+++ PROVIDED ENTRIES +++

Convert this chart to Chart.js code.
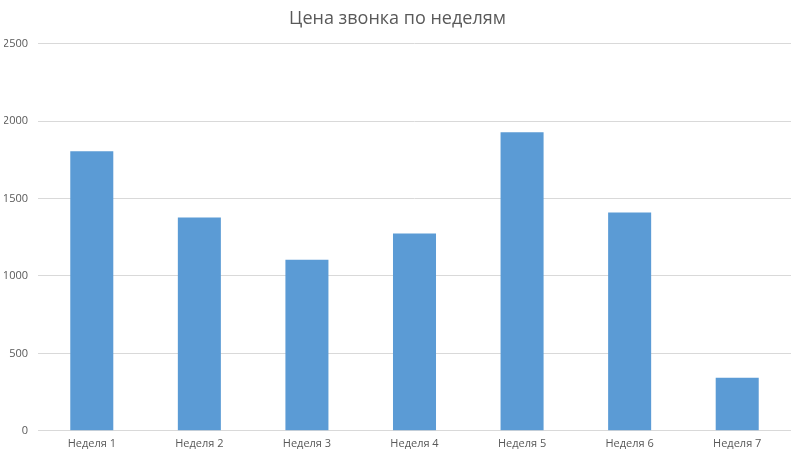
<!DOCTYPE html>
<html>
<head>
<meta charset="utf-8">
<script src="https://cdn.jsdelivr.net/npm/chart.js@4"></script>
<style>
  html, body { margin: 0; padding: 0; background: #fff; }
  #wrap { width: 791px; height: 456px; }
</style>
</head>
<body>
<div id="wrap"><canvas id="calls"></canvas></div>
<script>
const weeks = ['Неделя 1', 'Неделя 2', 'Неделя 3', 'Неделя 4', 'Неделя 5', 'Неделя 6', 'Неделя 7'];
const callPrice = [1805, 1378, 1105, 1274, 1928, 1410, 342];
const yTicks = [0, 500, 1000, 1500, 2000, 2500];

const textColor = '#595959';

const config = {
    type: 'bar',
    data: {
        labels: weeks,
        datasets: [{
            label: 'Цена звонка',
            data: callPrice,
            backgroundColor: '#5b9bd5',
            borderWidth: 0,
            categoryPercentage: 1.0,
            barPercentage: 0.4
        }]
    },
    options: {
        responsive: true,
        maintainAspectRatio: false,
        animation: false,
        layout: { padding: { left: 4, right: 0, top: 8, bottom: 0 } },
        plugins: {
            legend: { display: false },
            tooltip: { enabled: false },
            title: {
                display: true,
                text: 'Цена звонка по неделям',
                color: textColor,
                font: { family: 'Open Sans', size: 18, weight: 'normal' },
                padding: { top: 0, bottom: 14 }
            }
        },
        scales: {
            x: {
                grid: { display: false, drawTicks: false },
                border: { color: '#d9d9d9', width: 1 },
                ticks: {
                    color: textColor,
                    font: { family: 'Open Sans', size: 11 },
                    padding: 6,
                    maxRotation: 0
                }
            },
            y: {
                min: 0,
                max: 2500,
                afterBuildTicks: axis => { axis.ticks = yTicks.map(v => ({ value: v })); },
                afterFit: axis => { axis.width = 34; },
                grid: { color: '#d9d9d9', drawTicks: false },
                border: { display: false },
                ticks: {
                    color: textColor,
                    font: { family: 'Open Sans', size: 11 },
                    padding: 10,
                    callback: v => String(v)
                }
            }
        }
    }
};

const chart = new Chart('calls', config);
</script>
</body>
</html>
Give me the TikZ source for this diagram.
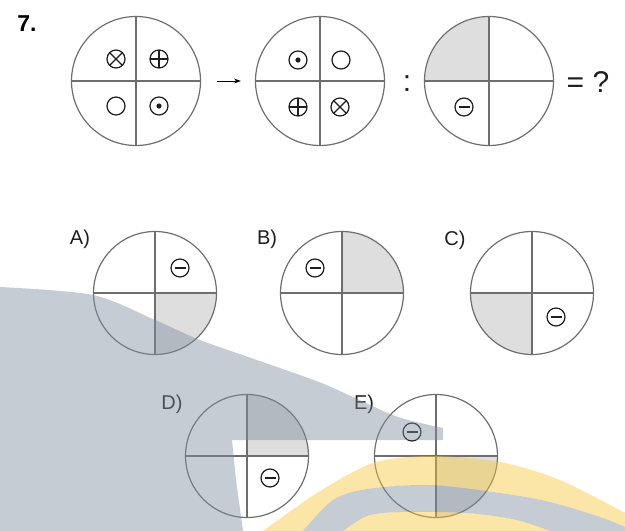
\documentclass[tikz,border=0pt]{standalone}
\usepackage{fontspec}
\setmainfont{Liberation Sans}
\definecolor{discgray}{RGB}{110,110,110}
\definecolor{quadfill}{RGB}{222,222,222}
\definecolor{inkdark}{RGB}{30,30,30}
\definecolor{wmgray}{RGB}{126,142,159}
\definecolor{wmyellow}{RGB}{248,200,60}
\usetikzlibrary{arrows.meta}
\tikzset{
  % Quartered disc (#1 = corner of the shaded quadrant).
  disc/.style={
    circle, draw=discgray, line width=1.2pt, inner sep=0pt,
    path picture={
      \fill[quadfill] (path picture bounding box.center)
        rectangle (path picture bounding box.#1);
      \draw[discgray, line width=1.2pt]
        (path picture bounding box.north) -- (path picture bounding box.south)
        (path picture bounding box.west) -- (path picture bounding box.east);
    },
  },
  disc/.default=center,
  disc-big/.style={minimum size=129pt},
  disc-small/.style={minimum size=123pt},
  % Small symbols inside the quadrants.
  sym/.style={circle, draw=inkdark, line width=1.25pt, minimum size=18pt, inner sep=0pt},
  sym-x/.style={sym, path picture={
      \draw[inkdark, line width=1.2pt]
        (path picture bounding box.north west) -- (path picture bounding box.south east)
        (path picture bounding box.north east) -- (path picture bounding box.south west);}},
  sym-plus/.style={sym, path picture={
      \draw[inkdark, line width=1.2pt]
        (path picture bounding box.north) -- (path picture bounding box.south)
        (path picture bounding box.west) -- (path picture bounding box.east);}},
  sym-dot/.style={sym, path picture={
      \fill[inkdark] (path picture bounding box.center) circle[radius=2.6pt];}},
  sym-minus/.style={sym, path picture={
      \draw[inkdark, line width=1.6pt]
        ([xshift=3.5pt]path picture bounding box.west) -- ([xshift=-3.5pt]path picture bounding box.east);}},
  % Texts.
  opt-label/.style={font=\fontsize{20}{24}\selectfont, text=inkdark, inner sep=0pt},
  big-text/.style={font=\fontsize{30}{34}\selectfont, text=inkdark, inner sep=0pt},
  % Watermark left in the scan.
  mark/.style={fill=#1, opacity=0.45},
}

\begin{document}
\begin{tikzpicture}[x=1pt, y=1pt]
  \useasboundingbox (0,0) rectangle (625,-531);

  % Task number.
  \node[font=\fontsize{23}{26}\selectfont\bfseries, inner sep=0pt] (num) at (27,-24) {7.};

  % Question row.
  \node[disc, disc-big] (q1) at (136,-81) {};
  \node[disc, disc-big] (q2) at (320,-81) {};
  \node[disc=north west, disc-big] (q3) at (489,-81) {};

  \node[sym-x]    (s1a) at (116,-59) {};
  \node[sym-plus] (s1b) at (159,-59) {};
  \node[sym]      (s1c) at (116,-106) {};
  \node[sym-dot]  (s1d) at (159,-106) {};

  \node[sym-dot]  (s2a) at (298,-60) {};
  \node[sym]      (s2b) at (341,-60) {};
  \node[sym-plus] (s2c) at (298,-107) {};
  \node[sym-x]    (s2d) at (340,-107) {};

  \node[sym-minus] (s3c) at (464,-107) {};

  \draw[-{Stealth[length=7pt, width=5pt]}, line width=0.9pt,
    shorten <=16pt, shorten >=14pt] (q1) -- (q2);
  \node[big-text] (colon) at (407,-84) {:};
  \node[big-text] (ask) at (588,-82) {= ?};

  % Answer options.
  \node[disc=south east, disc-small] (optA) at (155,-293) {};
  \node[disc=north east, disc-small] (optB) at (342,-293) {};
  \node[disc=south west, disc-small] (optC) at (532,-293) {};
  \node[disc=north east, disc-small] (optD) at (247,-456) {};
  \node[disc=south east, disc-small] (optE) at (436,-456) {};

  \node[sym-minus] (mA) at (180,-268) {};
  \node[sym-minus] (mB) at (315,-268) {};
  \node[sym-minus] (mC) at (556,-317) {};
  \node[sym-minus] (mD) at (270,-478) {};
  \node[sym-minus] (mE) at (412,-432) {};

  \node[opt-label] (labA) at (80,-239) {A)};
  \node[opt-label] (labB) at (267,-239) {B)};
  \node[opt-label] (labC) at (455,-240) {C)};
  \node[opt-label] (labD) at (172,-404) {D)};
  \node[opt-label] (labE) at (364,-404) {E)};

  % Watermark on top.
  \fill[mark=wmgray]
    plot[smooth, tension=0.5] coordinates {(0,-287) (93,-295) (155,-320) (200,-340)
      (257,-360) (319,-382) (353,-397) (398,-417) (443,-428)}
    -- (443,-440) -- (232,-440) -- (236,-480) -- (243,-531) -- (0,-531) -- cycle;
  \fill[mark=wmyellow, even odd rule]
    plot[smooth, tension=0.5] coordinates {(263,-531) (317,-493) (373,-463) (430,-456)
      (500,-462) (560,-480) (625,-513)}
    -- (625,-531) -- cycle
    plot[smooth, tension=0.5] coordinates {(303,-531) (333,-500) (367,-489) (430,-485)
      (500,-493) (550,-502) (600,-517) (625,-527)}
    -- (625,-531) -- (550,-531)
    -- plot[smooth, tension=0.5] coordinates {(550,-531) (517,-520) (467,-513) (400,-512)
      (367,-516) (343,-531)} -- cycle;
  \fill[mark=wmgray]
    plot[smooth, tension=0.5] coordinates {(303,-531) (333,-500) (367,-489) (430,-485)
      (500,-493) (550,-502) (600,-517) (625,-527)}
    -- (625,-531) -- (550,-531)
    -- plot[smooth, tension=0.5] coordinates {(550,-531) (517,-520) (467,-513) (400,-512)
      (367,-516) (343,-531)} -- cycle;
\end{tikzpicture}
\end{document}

+++
+++ PROVIDED ENTRIES +++

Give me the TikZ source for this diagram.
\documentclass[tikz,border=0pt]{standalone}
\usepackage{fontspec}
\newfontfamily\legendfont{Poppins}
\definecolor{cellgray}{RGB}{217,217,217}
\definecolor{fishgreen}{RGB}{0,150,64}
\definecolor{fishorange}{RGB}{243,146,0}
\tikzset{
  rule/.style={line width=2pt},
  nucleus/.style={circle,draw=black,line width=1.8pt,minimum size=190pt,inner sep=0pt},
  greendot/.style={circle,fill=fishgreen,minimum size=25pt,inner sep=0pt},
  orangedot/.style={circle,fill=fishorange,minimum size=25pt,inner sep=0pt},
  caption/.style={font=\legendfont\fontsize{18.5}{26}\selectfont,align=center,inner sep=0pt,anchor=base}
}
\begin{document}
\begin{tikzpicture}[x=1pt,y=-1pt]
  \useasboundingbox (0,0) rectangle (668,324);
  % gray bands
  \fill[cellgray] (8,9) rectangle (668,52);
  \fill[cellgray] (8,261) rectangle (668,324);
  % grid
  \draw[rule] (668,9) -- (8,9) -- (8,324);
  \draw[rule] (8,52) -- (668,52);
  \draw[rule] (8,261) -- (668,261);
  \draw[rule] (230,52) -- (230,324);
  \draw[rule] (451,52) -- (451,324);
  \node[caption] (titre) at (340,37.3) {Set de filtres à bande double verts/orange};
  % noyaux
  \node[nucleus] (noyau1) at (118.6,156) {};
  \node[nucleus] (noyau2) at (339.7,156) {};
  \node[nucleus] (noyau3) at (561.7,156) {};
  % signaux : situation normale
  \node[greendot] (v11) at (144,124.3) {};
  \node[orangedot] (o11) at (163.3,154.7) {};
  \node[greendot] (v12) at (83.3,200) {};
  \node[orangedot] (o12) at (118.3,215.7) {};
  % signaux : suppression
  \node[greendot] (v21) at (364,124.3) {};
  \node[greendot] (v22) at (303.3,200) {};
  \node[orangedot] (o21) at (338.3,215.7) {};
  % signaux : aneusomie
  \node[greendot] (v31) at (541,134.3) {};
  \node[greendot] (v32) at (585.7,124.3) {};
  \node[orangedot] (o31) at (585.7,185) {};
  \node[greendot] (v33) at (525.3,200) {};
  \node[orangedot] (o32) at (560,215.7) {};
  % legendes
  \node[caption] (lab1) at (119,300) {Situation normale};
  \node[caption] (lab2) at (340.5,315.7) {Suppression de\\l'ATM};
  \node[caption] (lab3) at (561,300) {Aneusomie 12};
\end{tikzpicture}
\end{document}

+++

# EXERCISE GOAL
Can you give again only the lines between the one containing "Convert this chart to Chart.js code." and the one containing "const textColor = '#595959';", counting both, exactly as they appear and without any pictures?

# SOLUTION TO THIS EXERCISE
Convert this chart to Chart.js code.
<!DOCTYPE html>
<html>
<head>
<meta charset="utf-8">
<script src="https://cdn.jsdelivr.net/npm/chart.js@4"></script>
<style>
  html, body { margin: 0; padding: 0; background: #fff; }
  #wrap { width: 791px; height: 456px; }
</style>
</head>
<body>
<div id="wrap"><canvas id="calls"></canvas></div>
<script>
const weeks = ['Неделя 1', 'Неделя 2', 'Неделя 3', 'Неделя 4', 'Неделя 5', 'Неделя 6', 'Неделя 7'];
const callPrice = [1805, 1378, 1105, 1274, 1928, 1410, 342];
const yTicks = [0, 500, 1000, 1500, 2000, 2500];

const textColor = '#595959';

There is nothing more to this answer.